Michael Ende: “A Historia sem fim”
Michael Ende: “A Historia sem fim”. Martins Fontes. São Paulo. 2001. 392 pgs.
Longe de mim pretender esboçar aqui um comentário crítico deste livro que, com frequência, serve de base para cursos, seminários, e jornadas filosóficas e literárias. Alias, foi por causa de um desses seminários –que acabou não acontecendo- pelo que me aventurei a lê-lo, pois se utilizaria como pauta do debate. A circunstância foi decisiva, porque a literatura alegórica não é gênero que me atraia. Entendo e respeito os escritores que lançam mão de metáforas fantásticas ou de animais inteligentes para dar recados ao ser humano. Mas eu prefiro viver os dramas ao natural, em versão realmente humana. Têm um sabor fenomenológico mais genuíno, ao menos para o meu paladar. E embora haja muita literatura simbólica de qualidade, a vida é curta e limitada, é preciso fazer opções, não se pode ler tudo o que se desejaria. Daí a escolha necessária, cada um conforme o seu gosto. Para o meu, a opção é direta, em carne e osso, sem necessidade de traduzir situações ou de explicar parábolas.
Nesta ocasião, aventurei-me na leitura por ocasião de um evento do qual fui privado. Mas o saldo foi positivo, e não perdi o costume de fazer algumas anotações que me chamaram a atenção.

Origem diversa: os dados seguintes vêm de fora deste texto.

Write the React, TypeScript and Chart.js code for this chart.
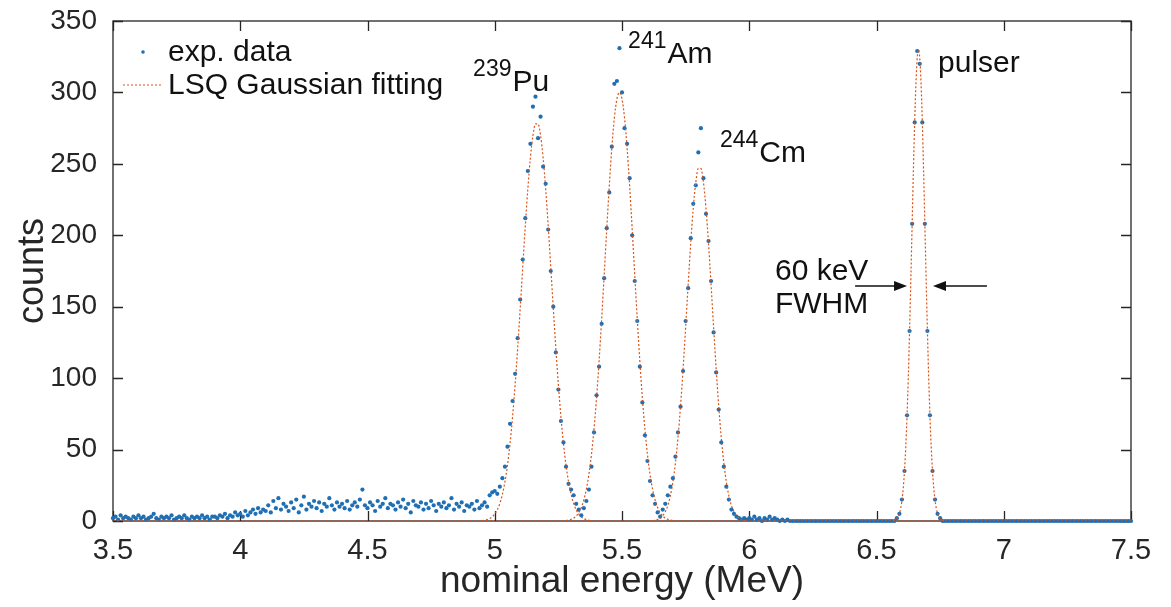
import React, { useEffect, useRef } from "react";
import { Chart, registerables } from "chart.js";

Chart.register(...registerables);

// ---------- data (counts per 0.01 MeV bin) ----------
const lowStart = 3.5; // first bin of countsLow (MeV)
const countsLow = [
  2, 3, 1, 4, 2, 3, 2, 1, 3, 2,
  4, 2, 3, 1, 2, 3, 5, 2, 1, 3,
  2, 3, 2, 4, 1, 2, 3, 2, 4, 2,
  1, 3, 2, 3, 2, 4, 2, 3, 1, 3,
  3, 2, 4, 3, 5, 2, 4, 3, 6, 4,
  5, 3, 7, 4, 6, 8, 5, 9, 6, 8,
  7, 11, 6, 14, 9, 16, 8, 12, 10, 7,
  13, 9, 15, 6, 11, 17, 8, 12, 10, 14,
  9, 13, 7, 12, 10, 16, 11, 8, 13, 10,
  12, 9, 14, 8, 11, 13, 10, 15, 22, 11,
  9, 13, 11, 7, 14, 10, 12, 16, 9, 12,
  11, 8, 13, 10, 15, 9, 12, 6, 14, 11,
  10, 13, 8, 12, 9, 14, 11, 7, 12, 10,
  13, 9, 11, 16, 8, 12, 10, 13, 7, 11,
  10, 12, 8, 14, 9, 11, 13, 10, 18, 20,
];
const peakStart = 5.0;
const countsPeaks = [
  21, 19, 24, 30, 38, 52, 68, 84, 103, 128,
  155, 183, 212, 245, 264, 290, 297, 268, 283, 248,
  236, 204, 175, 150, 118, 92, 70, 55, 38, 26,
  22, 18, 12, 8, 4, 9, 14, 22, 38, 62,
  88, 108, 138, 170, 205, 230, 262, 306, 308, 331,
  300, 275, 264, 240, 200, 168, 140, 108, 83, 60,
  42, 28, 18, 12, 6, 3, 8, 12, 18, 24,
  30, 45, 62, 80, 105, 140, 163, 198, 222, 235,
  258, 275, 240, 215, 196, 168, 132, 104, 78, 55,
  38, 24, 15, 8, 5, 3, 2, 1, 2, 1,
];
const highStart = 6.0;
const countsHigh = [
  2, 1, 3, 1, 2, 0, 2, 1, 3, 1,
  2, 1, 0, 1, 0, 1, 0, 0, 0, 0,
  0, 0, 0, 0, 0, 0, 0, 0, 0, 0,
  0, 0, 0, 0, 0, 0, 0, 0, 0, 0,
  0, 0, 0, 0, 0, 0, 0, 0, 0, 0,
  0, 0, 0, 0, 0, 0, 0, 0, 2, 5,
  15, 35, 74, 133, 208, 279, 329, 320, 279, 208,
  133, 74, 35, 15, 5, 2, 0, 0, 0, 0,
  0, 0, 0, 0, 0, 0, 0, 0, 0, 0,
  0, 0, 0, 0, 0, 0, 0, 0, 0, 0,
  0, 0, 0, 0, 0, 0, 0, 0, 0, 0,
  0, 0, 0, 0, 0, 0, 0, 0, 0, 0,
  0, 0, 0, 0, 0, 0, 0, 0, 0, 0,
  0, 0, 0, 0, 0, 0, 0, 0, 0, 0,
  0, 0, 0, 0, 0, 0, 0, 0, 0, 0,
  0,
];
const binWidth = 0.01;

// ---------- LSQ Gaussian fit curves ----------
const fitStep = 0.01;
const fitPuStart = 4.95;
const fitPu = [
  0.3, 0.5, 1.0, 1.7, 2.9, 4.9, 7.8, 12.3, 18.6, 27.4, 39.0, 54.2, 73.0, 95.3, 120.9, 148.9,
  178.0, 206.5, 232.6, 254.3, 269.8, 278.0, 278.0, 269.8, 254.3, 232.6, 206.5, 178.0, 148.9,
  120.9, 95.3, 73.0, 54.2, 39.0, 27.4, 18.6, 12.3, 7.8, 4.9, 2.9, 1.7, 1.0, 0.5, 0.3,
];
const fitAmStart = 5.28;
const fitAm = [
  0.3, 0.6, 1.2, 2.0, 3.5, 5.8, 9.4, 14.7, 22.3, 32.7, 46.6, 64.4, 86.2, 112.0, 141.2, 172.4,
  204.2, 234.5, 261.2, 282.1, 295.4, 300, 295.4, 282.1, 261.2, 234.5, 204.2, 172.4, 141.2,
  112.0, 86.2, 64.4, 46.6, 32.7, 22.3, 14.7, 9.4, 5.8, 3.5, 2.0, 1.2, 0.6, 0.3,
];
const fitCmStart = 5.62;
const fitCm = [
  0.3, 0.5, 1.1, 2.0, 3.7, 6.5, 10.9, 17.6, 27.3, 40.8, 58.5, 80.5, 106.5, 135.4, 165.4,
  194.1, 218.9, 237.1, 246.8, 246.8, 237.1, 218.9, 194.1, 165.4, 135.4, 106.5, 80.5, 58.5,
  40.8, 27.3, 17.6, 10.9, 6.5, 3.7, 2.0, 1.1, 0.5, 0.3,
];
const fitPulserStart = 6.565;
const fitPulserStep = 0.005;
const fitPulser = [
  0.2, 0.4, 0.8, 1.6, 2.9, 5.2, 8.8, 14.5, 23.0, 35.2, 51.9, 73.8, 101.0, 133.4, 169.6, 207.8,
  245.5, 279.4, 306.5, 324.0, 330, 324.0, 306.5, 279.4, 245.5, 207.8, 169.6, 133.4, 101.0,
  73.8, 51.9, 35.2, 23.0, 14.5, 8.8, 5.2, 2.9, 1.6, 0.8, 0.4, 0.2,
];
const fitBaseEnergy = [3.5, 7.5];
const fitBaseCounts = [0, 0];

// ---------- axes & text ----------
const xTicks = [3.5, 4, 4.5, 5, 5.5, 6, 6.5, 7, 7.5];
const yTicks = [0, 50, 100, 150, 200, 250, 300, 350];
const xLabel = "nominal energy (MeV)";
const yLabel = "counts";
const legendLabels = ["exp. data", "LSQ Gaussian fitting"];
const isotopeLabels = [
  { mass: "239", symbol: "Pu", energy: 4.915, counts: 301 },
  { mass: "241", symbol: "Am", energy: 5.524, counts: 320.6 },
  { mass: "244", symbol: "Cm", energy: 5.885, counts: 251.3 },
];
const textLabels = [
  { text: "pulser", energy: 6.742, counts: 314.3 },
  { text: "60 keV", energy: 6.101, counts: 168.7 },
  { text: "FWHM", energy: 6.101, counts: 145.6 },
];
const arrows = [
  { from: 6.416, to: 6.62, counts: 164.5 },
  { from: 6.934, to: 6.722, counts: 164.5 },
];

const FONT = "'Liberation Sans', Arial, Helvetica, sans-serif";
const AXIS_COLOR = "#262626";
const DATA_COLOR = "#1f6fb5";
const FIT_COLOR = "#D95319";

const toPoints = (start: number, step: number, values: number[]) =>
  values.map((v, i) => ({ x: +(start + i * step).toFixed(4), y: v }));

const framePlugin = {
  id: "frame",
  beforeDatasetsDraw(chart: any) {
    const { ctx, chartArea, scales } = chart;
    const { left, right, top, bottom } = chartArea;
    ctx.save();
    ctx.strokeStyle = AXIS_COLOR;
    ctx.lineWidth = 1.3;
    ctx.strokeRect(left, top, right - left, bottom - top);
    const tl = 10;
    ctx.beginPath();
    for (const v of xTicks) {
      const px = Math.round(scales.x.getPixelForValue(v)) + 0.5;
      ctx.moveTo(px, bottom);
      ctx.lineTo(px, bottom - tl);
      ctx.moveTo(px, top);
      ctx.lineTo(px, top + tl);
    }
    for (const v of yTicks) {
      const py = Math.round(scales.y.getPixelForValue(v)) + 0.5;
      ctx.moveTo(left, py);
      ctx.lineTo(left + tl, py);
      ctx.moveTo(right, py);
      ctx.lineTo(right - tl, py);
    }
    ctx.stroke();
    ctx.restore();
  },
};

const annotationPlugin = {
  id: "annot",
  afterDraw(chart: any) {
    const { ctx, chartArea, scales } = chart;
    const X = (v: number) => scales.x.getPixelForValue(v);
    const Y = (v: number) => scales.y.getPixelForValue(v);
    ctx.save();
    ctx.fillStyle = "#111";
    ctx.textAlign = "left";
    ctx.textBaseline = "alphabetic";
    for (const l of isotopeLabels) {
      const px = X(l.energy);
      const py = Y(l.counts);
      ctx.font = `23px ${FONT}`;
      ctx.fillText(l.mass, px, py - 15);
      const w = ctx.measureText(l.mass).width;
      ctx.font = `30px ${FONT}`;
      ctx.fillText(l.symbol, px + w + 1, py);
    }
    ctx.font = `30px ${FONT}`;
    for (const t of textLabels) {
      ctx.fillText(t.text, X(t.energy), Y(t.counts));
    }
    // arrows
    ctx.strokeStyle = "#111";
    ctx.lineWidth = 1.6;
    for (const a of arrows) {
      const x0 = X(a.from);
      const x1 = X(a.to);
      const y = Y(a.counts);
      const dir = Math.sign(x1 - x0);
      ctx.beginPath();
      ctx.moveTo(x0, y);
      ctx.lineTo(x1 - dir * 8, y);
      ctx.stroke();
      ctx.beginPath();
      ctx.moveTo(x1, y);
      ctx.lineTo(x1 - dir * 13, y - 5);
      ctx.lineTo(x1 - dir * 13, y + 5);
      ctx.closePath();
      ctx.fill();
    }
    // legend
    const lx = chartArea.left;
    const ly = chartArea.top;
    ctx.fillStyle = DATA_COLOR;
    ctx.beginPath();
    ctx.arc(lx + 30, ly + 31, 1.8, 0, Math.PI * 2);
    ctx.fill();
    ctx.strokeStyle = FIT_COLOR;
    ctx.lineWidth = 1.2;
    ctx.setLineDash([2, 2]);
    ctx.beginPath();
    ctx.moveTo(lx + 10, ly + 64);
    ctx.lineTo(lx + 50, ly + 64);
    ctx.stroke();
    ctx.setLineDash([]);
    ctx.fillStyle = "#111";
    ctx.font = `30px ${FONT}`;
    ctx.fillText(legendLabels[0], lx + 55, ly + 40);
    ctx.fillText(legendLabels[1], lx + 55, ly + 73);
    ctx.restore();
  },
};

export default function App() {
  const canvasRef = useRef<HTMLCanvasElement | null>(null);

  useEffect(() => {
    const canvas = canvasRef.current;
    if (!canvas) return;

    const dataPoints = [
      ...toPoints(lowStart, binWidth, countsLow),
      ...toPoints(peakStart, binWidth, countsPeaks),
      ...toPoints(highStart, binWidth, countsHigh),
    ];

    const fitStyle = {
      showLine: true,
      pointRadius: 0,
      borderColor: FIT_COLOR,
      backgroundColor: FIT_COLOR,
      borderWidth: 1.2,
      borderDash: [2, 2],
      cubicInterpolationMode: "monotone" as const,
      order: 0,
    };

    const chart = new Chart(canvas, {
      type: "scatter",
      data: {
        datasets: [
          {
            label: legendLabels[1],
            data: fitBaseEnergy.map((e, i) => ({ x: e, y: fitBaseCounts[i] })),
            ...fitStyle,
          },
          { label: legendLabels[1], data: toPoints(fitPuStart, fitStep, fitPu), ...fitStyle },
          { label: legendLabels[1], data: toPoints(fitAmStart, fitStep, fitAm), ...fitStyle },
          { label: legendLabels[1], data: toPoints(fitCmStart, fitStep, fitCm), ...fitStyle },
          {
            label: legendLabels[1],
            data: toPoints(fitPulserStart, fitPulserStep, fitPulser),
            ...fitStyle,
          },
          {
            label: legendLabels[0],
            data: dataPoints,
            showLine: false,
            pointRadius: 2.1,
            pointBorderWidth: 0,
            backgroundColor: DATA_COLOR,
            borderColor: DATA_COLOR,
            clip: false as any,
            order: 1,
          },
        ],
      },
      options: {
        responsive: false,
        animation: false,
        devicePixelRatio: 1,
        layout: { padding: { left: 0, top: 21, right: 40, bottom: 0 } },
        plugins: {
          legend: { display: false },
          tooltip: { enabled: false },
        },
        scales: {
          x: {
            type: "linear",
            min: 3.5,
            max: 7.5,
            afterBuildTicks: (s: any) => {
              s.ticks = xTicks.map((v) => ({ value: v }));
            },
            afterFit: (s: any) => {
              s.height = 86;
              s.paddingLeft = 0;
              s.paddingRight = 0;
            },
            grid: { display: false, drawTicks: false },
            border: { display: false },
            ticks: {
              color: AXIS_COLOR,
              font: { family: FONT, size: 29 },
              padding: 13,
              maxRotation: 0,
              autoSkip: false,
              callback: (v: any) => String(v),
            },
            title: {
              display: true,
              text: xLabel,
              color: AXIS_COLOR,
              font: { family: FONT, size: 37 },
              padding: { top: 0, bottom: 3 },
            },
          },
          y: {
            type: "linear",
            min: 0,
            max: 350,
            afterBuildTicks: (s: any) => {
              s.ticks = yTicks.map((v) => ({ value: v }));
            },
            afterFit: (s: any) => {
              s.width = 113;
              s.paddingTop = 0;
              s.paddingBottom = 0;
            },
            grid: { display: false, drawTicks: false },
            border: { display: false },
            ticks: {
              color: AXIS_COLOR,
              font: { family: FONT, size: 28 },
              padding: 16,
              autoSkip: false,
              callback: (v: any) => String(v),
            },
            title: {
              display: true,
              text: yLabel,
              color: AXIS_COLOR,
              font: { family: FONT, size: 36 },
              padding: { top: 11, bottom: 0 },
            },
          },
        },
      },
      plugins: [framePlugin, annotationPlugin],
    });

    return () => chart.destroy();
  }, []);

  return (
    <div
      style={{
        position: "fixed",
        left: 0,
        top: 0,
        width: 1171,
        height: 607,
        background: "#fff",
      }}
    >
      <canvas ref={canvasRef} width={1171} height={607} style={{ width: 1171, height: 607 }} />
    </div>
  );
}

Todas com implicações humanistas diretas.
A certa altura da narrativa –o livro é todo ele uma grande narrativa, historia sem fim- deixa-se cair um comentário de tremenda atualidade. A insensibilidade, ou melhor, a anestesia para como o mal. Anota o autor: “Acontece, porém, que o horror vai deixando de ser tão terrível à medida que se repete muitas vezes. E, dado que esses lugares do Nada eram em número cada vez maior, os protagonistas acabaram por habituar-se a eles; ou melhor, tomara-os uma espécie de indiferença.” Ao horror, ao choque ético, segue-se um acomodamento, depois a indiferença, e passa-se a conviver com o mal, de modo pacífico. A conta não admite erros: não sendo a maldade a que míngua, o acerto somente se consegue com a aniquilação dos próprios valores.
Os sonhos, os detalhes, as pequenas coisas são como um protagonista lateral, silencioso, mas sempre presente. “Admirava-se por seu amigo se mostrar tão interessado exatamente nos pormenores mais corriqueiros. Talvez devido à maneira como o escutava, esses pormenores comuns do dia-a-dia da sua vida pareciam-lhe cada vez menos comuns, como se encerram-se um segredo de que ele nunca se dera conta.” Nada valoriza tanto a nossa vida, a nossa historia, como ter alguém disposto a escutá-la. Eis uma versão da solidariedade, a empatia, que brilha pela ausência neste mundo de agendas apertadas.
E por trás dos sonhos, a memória da própria identidade, que implica reflexão permanente. É preciso sonhar, ter desejos; mas cuidado com os desejos que te tiram a memória do teu mundo, de quem você é na realidade. “Somente se podem desejar coisas enquanto se lembra do seu mundo. Mas estes sujeitos que estão aqui (num determinado lugar do livro) esgotaram todas as suas recordações. Quem não tem passado, também não tem futuro. Para eles nada pode mudar, porque eles próprios já não podem mudar”.
Como disse, são inúmeras as temáticas, que decolando das linhas verdes e vermelhas de “A História sem fim”, proporcionam sustento para uma reflexão filosófica, humanista, antropológica. Teremos de esperar o próximo seminário para encantar-nos com a variedade do espectro. Para já fica outro recado que, ao meu modo de ver, percorre todo o livro como fio condutor: Não será a leitura, o mergulhar nos livros, a oportunidade que cada um tem de viver sua história sem fim? Vai ver que esse é o motivo pelo qual este livro é tão solicitado.